[EXERCISE DESCRIPTION]: Skip the pictures. Reproduce all other material exactly.

[SOURCE DATA]:
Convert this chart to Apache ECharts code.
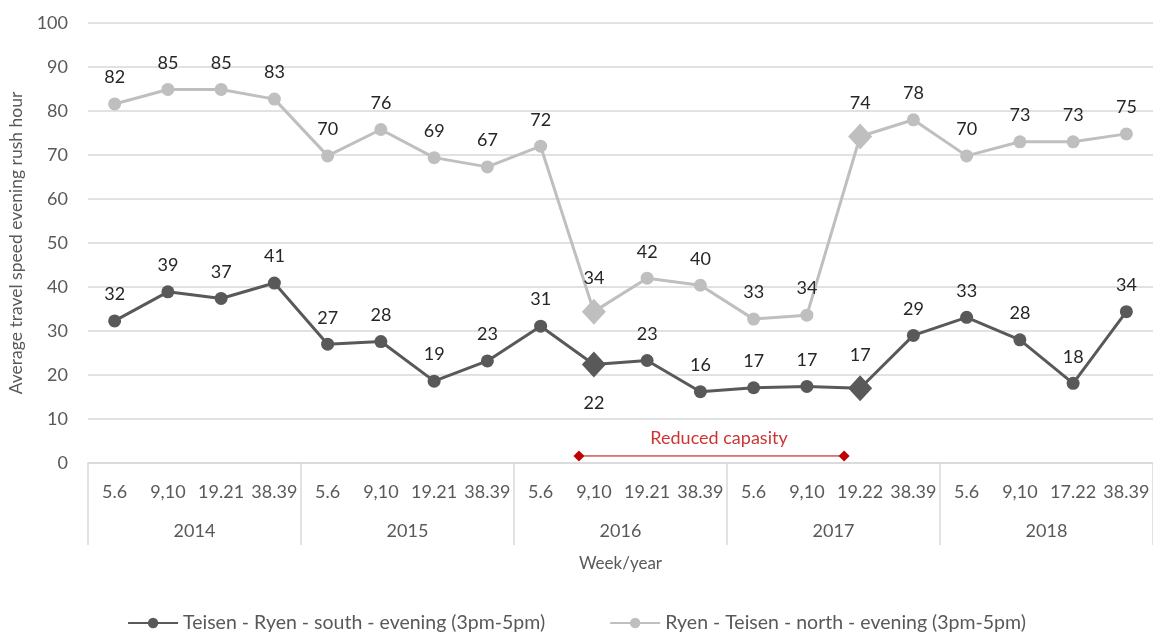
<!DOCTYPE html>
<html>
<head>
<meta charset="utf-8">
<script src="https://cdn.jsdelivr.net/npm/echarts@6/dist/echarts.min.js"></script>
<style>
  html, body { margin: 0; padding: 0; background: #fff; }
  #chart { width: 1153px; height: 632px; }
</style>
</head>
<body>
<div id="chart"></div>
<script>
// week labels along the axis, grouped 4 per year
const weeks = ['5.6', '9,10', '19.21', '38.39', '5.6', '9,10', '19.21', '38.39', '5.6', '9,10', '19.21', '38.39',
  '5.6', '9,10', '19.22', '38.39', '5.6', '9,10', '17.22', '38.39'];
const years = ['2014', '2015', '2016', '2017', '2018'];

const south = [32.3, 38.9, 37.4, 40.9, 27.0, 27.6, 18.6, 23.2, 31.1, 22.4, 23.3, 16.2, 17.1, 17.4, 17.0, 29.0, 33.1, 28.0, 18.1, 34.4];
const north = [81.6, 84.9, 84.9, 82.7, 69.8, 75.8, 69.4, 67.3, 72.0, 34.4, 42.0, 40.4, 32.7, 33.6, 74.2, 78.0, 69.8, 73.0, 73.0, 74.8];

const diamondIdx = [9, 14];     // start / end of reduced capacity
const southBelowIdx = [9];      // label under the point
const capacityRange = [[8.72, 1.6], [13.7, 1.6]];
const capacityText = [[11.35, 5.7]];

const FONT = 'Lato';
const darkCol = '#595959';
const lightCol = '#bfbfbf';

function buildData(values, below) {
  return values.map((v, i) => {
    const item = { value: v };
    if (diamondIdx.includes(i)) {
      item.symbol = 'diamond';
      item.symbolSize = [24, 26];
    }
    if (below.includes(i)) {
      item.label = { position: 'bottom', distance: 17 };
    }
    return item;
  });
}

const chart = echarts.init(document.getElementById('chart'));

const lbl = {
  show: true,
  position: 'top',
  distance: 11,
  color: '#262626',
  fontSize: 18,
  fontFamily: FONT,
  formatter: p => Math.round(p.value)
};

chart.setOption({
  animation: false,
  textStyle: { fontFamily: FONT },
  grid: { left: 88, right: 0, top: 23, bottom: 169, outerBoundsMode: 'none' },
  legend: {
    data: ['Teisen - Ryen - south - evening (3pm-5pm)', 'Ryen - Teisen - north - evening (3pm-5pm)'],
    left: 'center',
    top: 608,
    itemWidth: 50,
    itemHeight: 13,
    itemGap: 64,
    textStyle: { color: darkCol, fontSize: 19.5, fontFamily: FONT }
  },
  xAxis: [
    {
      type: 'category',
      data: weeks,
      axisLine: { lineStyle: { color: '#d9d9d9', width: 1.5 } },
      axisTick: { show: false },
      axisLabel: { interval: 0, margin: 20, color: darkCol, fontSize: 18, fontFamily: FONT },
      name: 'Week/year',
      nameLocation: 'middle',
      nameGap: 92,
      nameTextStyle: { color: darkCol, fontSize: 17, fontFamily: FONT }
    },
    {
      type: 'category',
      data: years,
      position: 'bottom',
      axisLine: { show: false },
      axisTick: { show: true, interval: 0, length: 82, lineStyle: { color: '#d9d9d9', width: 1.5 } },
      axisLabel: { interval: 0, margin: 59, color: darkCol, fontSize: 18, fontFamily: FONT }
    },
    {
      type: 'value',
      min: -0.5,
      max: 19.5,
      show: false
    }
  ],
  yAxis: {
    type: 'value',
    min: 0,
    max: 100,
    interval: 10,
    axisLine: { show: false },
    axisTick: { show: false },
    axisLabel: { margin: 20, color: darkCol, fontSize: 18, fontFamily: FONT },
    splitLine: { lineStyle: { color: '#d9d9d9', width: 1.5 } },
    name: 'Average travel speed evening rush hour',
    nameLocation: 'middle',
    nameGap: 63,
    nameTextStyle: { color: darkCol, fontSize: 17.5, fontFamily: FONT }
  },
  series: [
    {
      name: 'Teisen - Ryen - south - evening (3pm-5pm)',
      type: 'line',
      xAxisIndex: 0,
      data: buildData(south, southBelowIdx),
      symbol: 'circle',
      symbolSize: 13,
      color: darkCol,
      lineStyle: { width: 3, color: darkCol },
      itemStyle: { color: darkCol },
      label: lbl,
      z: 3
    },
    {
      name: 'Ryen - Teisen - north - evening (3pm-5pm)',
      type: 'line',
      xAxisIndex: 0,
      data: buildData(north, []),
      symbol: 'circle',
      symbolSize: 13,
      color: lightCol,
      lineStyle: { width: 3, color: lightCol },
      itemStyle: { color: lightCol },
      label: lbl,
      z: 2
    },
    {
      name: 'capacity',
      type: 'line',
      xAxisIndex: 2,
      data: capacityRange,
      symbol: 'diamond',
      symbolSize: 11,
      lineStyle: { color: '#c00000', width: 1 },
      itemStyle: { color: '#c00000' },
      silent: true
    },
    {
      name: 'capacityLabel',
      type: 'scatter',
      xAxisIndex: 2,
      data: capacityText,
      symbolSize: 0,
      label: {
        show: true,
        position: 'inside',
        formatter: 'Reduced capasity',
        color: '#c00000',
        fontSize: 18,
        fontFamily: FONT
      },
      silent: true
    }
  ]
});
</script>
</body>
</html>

[SOLVED PROBLEM]:
Convert this chart to Apache ECharts code.
<!DOCTYPE html>
<html>
<head>
<meta charset="utf-8">
<script src="https://cdn.jsdelivr.net/npm/echarts@6/dist/echarts.min.js"></script>
<style>
  html, body { margin: 0; padding: 0; background: #fff; }
  #chart { width: 1153px; height: 632px; }
</style>
</head>
<body>
<div id="chart"></div>
<script>
// week labels along the axis, grouped 4 per year
const weeks = ['5.6', '9,10', '19.21', '38.39', '5.6', '9,10', '19.21', '38.39', '5.6', '9,10', '19.21', '38.39',
  '5.6', '9,10', '19.22', '38.39', '5.6', '9,10', '17.22', '38.39'];
const years = ['2014', '2015', '2016', '2017', '2018'];

const south = [32.3, 38.9, 37.4, 40.9, 27.0, 27.6, 18.6, 23.2, 31.1, 22.4, 23.3, 16.2, 17.1, 17.4, 17.0, 29.0, 33.1, 28.0, 18.1, 34.4];
const north = [81.6, 84.9, 84.9, 82.7, 69.8, 75.8, 69.4, 67.3, 72.0, 34.4, 42.0, 40.4, 32.7, 33.6, 74.2, 78.0, 69.8, 73.0, 73.0, 74.8];

const diamondIdx = [9, 14];     // start / end of reduced capacity
const southBelowIdx = [9];      // label under the point
const capacityRange = [[8.72, 1.6], [13.7, 1.6]];
const capacityText = [[11.35, 5.7]];

const FONT = 'Lato';
const darkCol = '#595959';
const lightCol = '#bfbfbf';

function buildData(values, below) {
  return values.map((v, i) => {
    const item = { value: v };
    if (diamondIdx.includes(i)) {
      item.symbol = 'diamond';
      item.symbolSize = [24, 26];
    }
    if (below.includes(i)) {
      item.label = { position: 'bottom', distance: 17 };
    }
    return item;
  });
}

const chart = echarts.init(document.getElementById('chart'));

const lbl = {
  show: true,
  position: 'top',
  distance: 11,
  color: '#262626',
  fontSize: 18,
  fontFamily: FONT,
  formatter: p => Math.round(p.value)
};

chart.setOption({
  animation: false,
  textStyle: { fontFamily: FONT },
  grid: { left: 88, right: 0, top: 23, bottom: 169, outerBoundsMode: 'none' },
  legend: {
    data: ['Teisen - Ryen - south - evening (3pm-5pm)', 'Ryen - Teisen - north - evening (3pm-5pm)'],
    left: 'center',
    top: 608,
    itemWidth: 50,
    itemHeight: 13,
    itemGap: 64,
    textStyle: { color: darkCol, fontSize: 19.5, fontFamily: FONT }
  },
  xAxis: [
    {
      type: 'category',
      data: weeks,
      axisLine: { lineStyle: { color: '#d9d9d9', width: 1.5 } },
      axisTick: { show: false },
      axisLabel: { interval: 0, margin: 20, color: darkCol, fontSize: 18, fontFamily: FONT },
      name: 'Week/year',
      nameLocation: 'middle',
      nameGap: 92,
      nameTextStyle: { color: darkCol, fontSize: 17, fontFamily: FONT }
    },
    {
      type: 'category',
      data: years,
      position: 'bottom',
      axisLine: { show: false },
      axisTick: { show: true, interval: 0, length: 82, lineStyle: { color: '#d9d9d9', width: 1.5 } },
      axisLabel: { interval: 0, margin: 59, color: darkCol, fontSize: 18, fontFamily: FONT }
    },
    {
      type: 'value',
      min: -0.5,
      max: 19.5,
      show: false
    }
  ],
  yAxis: {
    type: 'value',
    min: 0,
    max: 100,
    interval: 10,
    axisLine: { show: false },
    axisTick: { show: false },
    axisLabel: { margin: 20, color: darkCol, fontSize: 18, fontFamily: FONT },
    splitLine: { lineStyle: { color: '#d9d9d9', width: 1.5 } },
    name: 'Average travel speed evening rush hour',
    nameLocation: 'middle',
    nameGap: 63,
    nameTextStyle: { color: darkCol, fontSize: 17.5, fontFamily: FONT }
  },
  series: [
    {
      name: 'Teisen - Ryen - south - evening (3pm-5pm)',
      type: 'line',
      xAxisIndex: 0,
      data: buildData(south, southBelowIdx),
      symbol: 'circle',
      symbolSize: 13,
      color: darkCol,
      lineStyle: { width: 3, color: darkCol },
      itemStyle: { color: darkCol },
      label: lbl,
      z: 3
    },
    {
      name: 'Ryen - Teisen - north - evening (3pm-5pm)',
      type: 'line',
      xAxisIndex: 0,
      data: buildData(north, []),
      symbol: 'circle',
      symbolSize: 13,
      color: lightCol,
      lineStyle: { width: 3, color: lightCol },
      itemStyle: { color: lightCol },
      label: lbl,
      z: 2
    },
    {
      name: 'capacity',
      type: 'line',
      xAxisIndex: 2,
      data: capacityRange,
      symbol: 'diamond',
      symbolSize: 11,
      lineStyle: { color: '#c00000', width: 1 },
      itemStyle: { color: '#c00000' },
      silent: true
    },
    {
      name: 'capacityLabel',
      type: 'scatter',
      xAxisIndex: 2,
      data: capacityText,
      symbolSize: 0,
      label: {
        show: true,
        position: 'inside',
        formatter: 'Reduced capasity',
        color: '#c00000',
        fontSize: 18,
        fontFamily: FONT
      },
      silent: true
    }
  ]
});
</script>
</body>
</html>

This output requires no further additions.